Julia Shenkman is a healthy and accomplished 17-year-old. She has a second-degree black belt in Taekwondo, is a member of her high school’s science team, and is fourth in her senior class in academics. Julia has another distinction: She’s a former CHOC patient who underwent a surgical procedure that involved the use of the then-landmark Da Vinci robotic surgical system.
In late 2003, CHOC became the first pediatric hospital in California to begin offering robotic surgery for children. The Da Vinci robot was an improvement over minimally invasive laparoscopic surgery because it gave surgeons a better view inside the surgery site and allowed them to more precisely manipulate instruments, which translated to less pain, fewer complications and shorter recovery time for patients.

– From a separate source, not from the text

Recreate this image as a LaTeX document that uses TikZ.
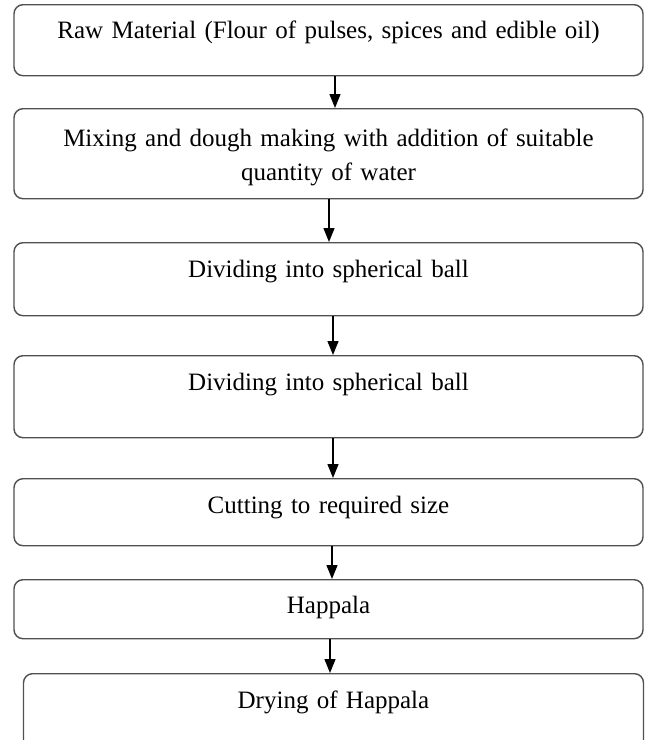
\documentclass[tikz,border=0pt]{standalone}
\usepackage{fontspec}
\setmainfont{Liberation Serif}
\usetikzlibrary{arrows.meta}
\definecolor{boxline}{RGB}{80,80,80}
\tikzset{
  stepbox/.style={draw=boxline, line width=1.4pt, rounded corners=9pt,
    minimum width=629pt, text width=620pt, inner xsep=0pt, inner ysep=0pt,
    align=center, anchor=north, font=\fontsize{25}{34}\selectfont},
  flow/.style={line width=1.3pt, -{Triangle[width=11pt,length=14pt]}}
}
\begin{document}
\begin{tikzpicture}[x=1pt,y=1pt]
\useasboundingbox (0,0) rectangle (650,-740);
\node[stepbox, text height=34pt, text depth=37pt] (raw) at (328.5,-4) {Raw Material (Flour of pulses, spices and edible oil)};
\node[stepbox, text height=38pt, text depth=52pt] (mix) at (328.5,-108) {Mixing and dough making with addition of suitable\\quantity of water};
\node[stepbox, text height=35pt, text depth=38pt] (ball) at (328.5,-242) {Dividing into spherical ball};
\node[stepbox, text height=35pt, text depth=47pt] (ballb) at (328.5,-355) {Dividing into spherical ball};
\node[stepbox, text height=35pt, text depth=32pt] (cut) at (328.5,-478) {Cutting to required size};
\node[stepbox, text height=34pt, text depth=25pt] (hap) at (328.5,-579) {Happala};
\node[stepbox, minimum width=619pt, text height=35pt, text depth=40pt] (dry) at (333.5,-673) {Drying of Happala};
\foreach \i/\j/\s in {raw/mix/6.5,mix/ball/0.5,ball/ballb/4.5,ballb/cut/4.5,cut/hap/3.5,hap/dry/1.5} {
  \draw[flow] ([xshift=\s pt]\i.south) -- ([xshift=\s pt]\i.south |- \j.north);
}
\end{tikzpicture}
\end{document}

In January 2006, Julia, then 8, was whisked to the emergency department at St. Joseph Hospital for severe abdominal pain and frequent vomiting. Blood work and X-rays for appendicitis turned up negative. It wasn’t until Julia’s doctor at CHOC, Mustafa Kabeer, pediatric surgeon, ordered an ultrasound that the cause of her distress was found: a large mass in her right ovary. Using the Da Vinci system, Dr. Kabeer operated on Julia and successfully removed the tumor, which was malignant. After three months of chemotherapy, Julia recovered and remains cancer free.
Pediatric surgeons at CHOC have performed about 100 robot-assisted surgeries, says Dr. Kabeer, who before coming to CHOC helped implement the world’s first pediatric surgery robotics program at Children’s Hospital of Michigan in 2001. Recently, Dr. Kabeer started using the Da Vinci system to perform complex operations through one incision in the belly button, such as for removal of the gallbladder. The Da Vinci system at CHOC was made possible by a $1.5 million sponsorship from Costco Wholesale Corp.
“This type of technology helps us perform a wide variety of surgeries — some of them very complex,” Dr. Kabeer says. “It takes time, commitment and vision to start and maintain such a program, but this is one of the unique things about CHOC: We want to do this, and we are committed to doing it.